───── INFORMATION SHOWN ─────

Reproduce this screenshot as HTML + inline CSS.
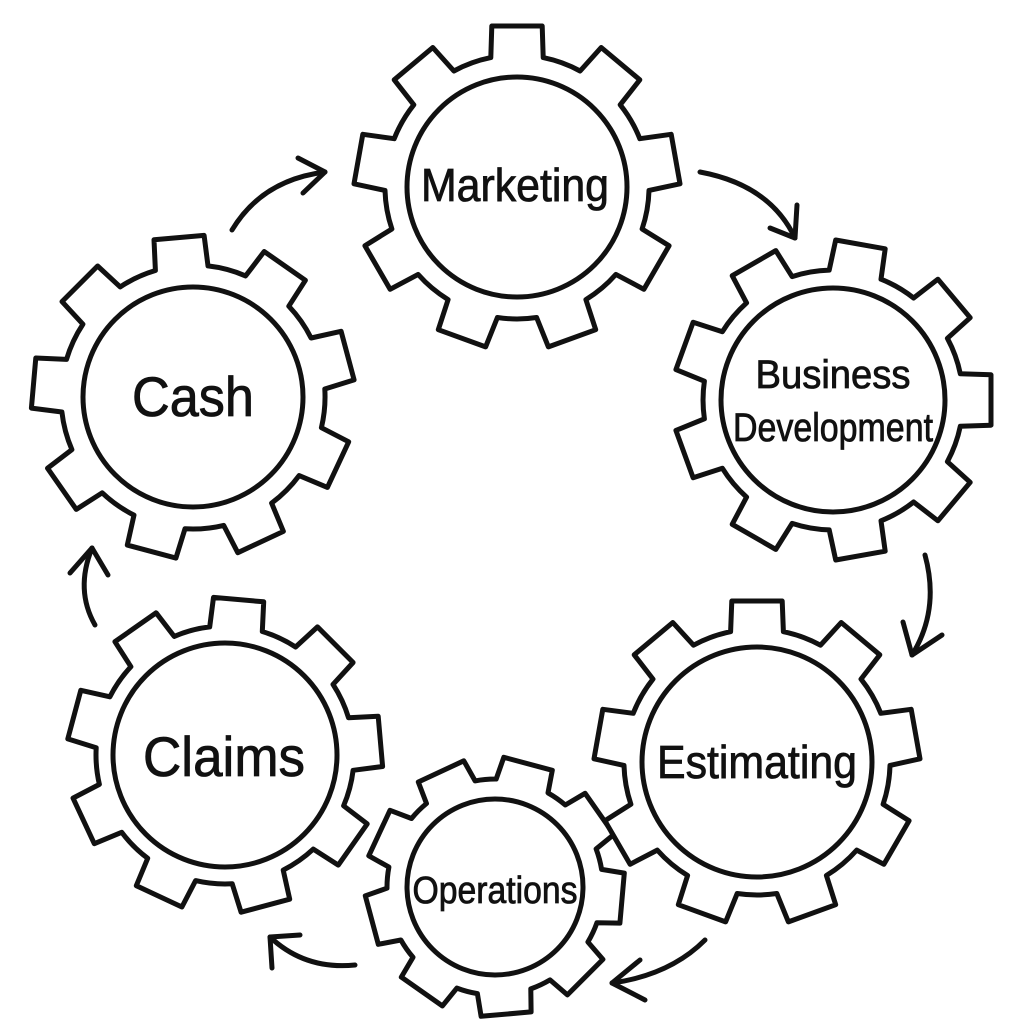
<!DOCTYPE html>
<html><head><meta charset="utf-8"><style>
html,body{margin:0;padding:0;background:#fff;}
svg{display:block;}
text{font-family:"Liberation Sans",sans-serif;fill:#111;stroke:#111;stroke-width:0.8;}
</style></head><body>
<svg id="s" width="1024" height="1024" viewBox="0 0 1024 1024" xmlns="http://www.w3.org/2000/svg">
<g id="gears" fill="#fff" stroke="#111" stroke-width="5" stroke-linejoin="round" stroke-linecap="round"></g>
<g fill="none" stroke="#111" stroke-width="5" stroke-linecap="round" stroke-linejoin="round">
<path d="M232,230 Q262,180 325,172"/><path d="M298,158 L325,172 L303,193"/>
<path d="M700,172 Q770,185 795,238"/><path d="M770,228 L795,238 L797,205"/>
<path d="M925,555 Q940,610 912,655"/><path d="M903,622 L912,655 L942,635"/>
<path d="M705,940 Q670,975 612,983"/><path d="M640,960 L612,983 L645,1000"/>
<path d="M355,965 Q305,970 270,937"/><path d="M272,968 L270,937 L300,935"/>
<path d="M95,625 Q75,590 92,548"/><path d="M70,573 L92,548 L108,575"/>
</g>
<g text-anchor="middle">
<text x="515" y="201" font-size="46" textLength="188" lengthAdjust="spacingAndGlyphs">Marketing</text>
<text x="833" y="388" font-size="40" textLength="155" lengthAdjust="spacingAndGlyphs">Business</text>
<text x="833" y="441" font-size="40" textLength="200" lengthAdjust="spacingAndGlyphs">Development</text>
<text x="757" y="778" font-size="46" textLength="200" lengthAdjust="spacingAndGlyphs">Estimating</text>
<text x="495" y="903" font-size="38" textLength="165" lengthAdjust="spacingAndGlyphs">Operations</text>
<text x="224" y="776" font-size="56" textLength="162" lengthAdjust="spacingAndGlyphs">Claims</text>
<text x="193" y="416" font-size="56" textLength="122" lengthAdjust="spacingAndGlyphs">Cash</text>
</g>
</svg>
<script>
var G=[[517,187,163,132,110,0],[833,400,160,130,112,10],[495,887,130,108,88,15],[757,762,163,133,115,0],[225,755,158,129,112,5],[193,397,162,132,110,-5]];
var g=document.getElementById('gears'),h="";
G.forEach(function(a){var cx=a[0],cy=a[1],rt=a[2],rb=a[3],ri=a[4],rot=a[5]*Math.PI/180,n=9,d="";
for(var i=0;i<n;i++){var c=rot+i*2*Math.PI/n-Math.PI/2;var wb=0.2*163/rt,wt=0.155*163/rt;
var pts=[[c-wb,rb],[c-wt,rt],[c+wt,rt],[c+wb,rb]];
pts.forEach(function(p,k){var x=cx+p[1]*Math.cos(p[0]),y=cy+p[1]*Math.sin(p[0]);
d+=(i==0&&k==0?"M":(k==0?"A"+rb+","+rb+" 0 0 1 ":"L"))+x.toFixed(1)+","+y.toFixed(1)+" ";});}
var c0=rot-Math.PI/2-0.2*163/rt;d+="A"+rb+","+rb+" 0 0 1 "+(cx+rb*Math.cos(c0)).toFixed(1)+","+(cy+rb*Math.sin(c0)).toFixed(1)+" Z";
h+='<path d="'+d+'"/><circle cx="'+cx+'" cy="'+cy+'" r="'+ri+'"/>';});
g.innerHTML=h;
</script>
</body></html>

─────

## [EXERCISE BRIEF]
Write out the listing word for word, omitting the pictures it holds.

## [EXPECTED OUTPUT]
Reproduce this screenshot as HTML + inline CSS.
<!DOCTYPE html>
<html><head><meta charset="utf-8"><style>
html,body{margin:0;padding:0;background:#fff;}
svg{display:block;}
text{font-family:"Liberation Sans",sans-serif;fill:#111;stroke:#111;stroke-width:0.8;}
</style></head><body>
<svg id="s" width="1024" height="1024" viewBox="0 0 1024 1024" xmlns="http://www.w3.org/2000/svg">
<g id="gears" fill="#fff" stroke="#111" stroke-width="5" stroke-linejoin="round" stroke-linecap="round"></g>
<g fill="none" stroke="#111" stroke-width="5" stroke-linecap="round" stroke-linejoin="round">
<path d="M232,230 Q262,180 325,172"/><path d="M298,158 L325,172 L303,193"/>
<path d="M700,172 Q770,185 795,238"/><path d="M770,228 L795,238 L797,205"/>
<path d="M925,555 Q940,610 912,655"/><path d="M903,622 L912,655 L942,635"/>
<path d="M705,940 Q670,975 612,983"/><path d="M640,960 L612,983 L645,1000"/>
<path d="M355,965 Q305,970 270,937"/><path d="M272,968 L270,937 L300,935"/>
<path d="M95,625 Q75,590 92,548"/><path d="M70,573 L92,548 L108,575"/>
</g>
<g text-anchor="middle">
<text x="515" y="201" font-size="46" textLength="188" lengthAdjust="spacingAndGlyphs">Marketing</text>
<text x="833" y="388" font-size="40" textLength="155" lengthAdjust="spacingAndGlyphs">Business</text>
<text x="833" y="441" font-size="40" textLength="200" lengthAdjust="spacingAndGlyphs">Development</text>
<text x="757" y="778" font-size="46" textLength="200" lengthAdjust="spacingAndGlyphs">Estimating</text>
<text x="495" y="903" font-size="38" textLength="165" lengthAdjust="spacingAndGlyphs">Operations</text>
<text x="224" y="776" font-size="56" textLength="162" lengthAdjust="spacingAndGlyphs">Claims</text>
<text x="193" y="416" font-size="56" textLength="122" lengthAdjust="spacingAndGlyphs">Cash</text>
</g>
</svg>
<script>
var G=[[517,187,163,132,110,0],[833,400,160,130,112,10],[495,887,130,108,88,15],[757,762,163,133,115,0],[225,755,158,129,112,5],[193,397,162,132,110,-5]];
var g=document.getElementById('gears'),h="";
G.forEach(function(a){var cx=a[0],cy=a[1],rt=a[2],rb=a[3],ri=a[4],rot=a[5]*Math.PI/180,n=9,d="";
for(var i=0;i<n;i++){var c=rot+i*2*Math.PI/n-Math.PI/2;var wb=0.2*163/rt,wt=0.155*163/rt;
var pts=[[c-wb,rb],[c-wt,rt],[c+wt,rt],[c+wb,rb]];
pts.forEach(function(p,k){var x=cx+p[1]*Math.cos(p[0]),y=cy+p[1]*Math.sin(p[0]);
d+=(i==0&&k==0?"M":(k==0?"A"+rb+","+rb+" 0 0 1 ":"L"))+x.toFixed(1)+","+y.toFixed(1)+" ";});}
var c0=rot-Math.PI/2-0.2*163/rt;d+="A"+rb+","+rb+" 0 0 1 "+(cx+rb*Math.cos(c0)).toFixed(1)+","+(cy+rb*Math.sin(c0)).toFixed(1)+" Z";
h+='<path d="'+d+'"/><circle cx="'+cx+'" cy="'+cy+'" r="'+ri+'"/>';});
g.innerHTML=h;
</script>
</body></html>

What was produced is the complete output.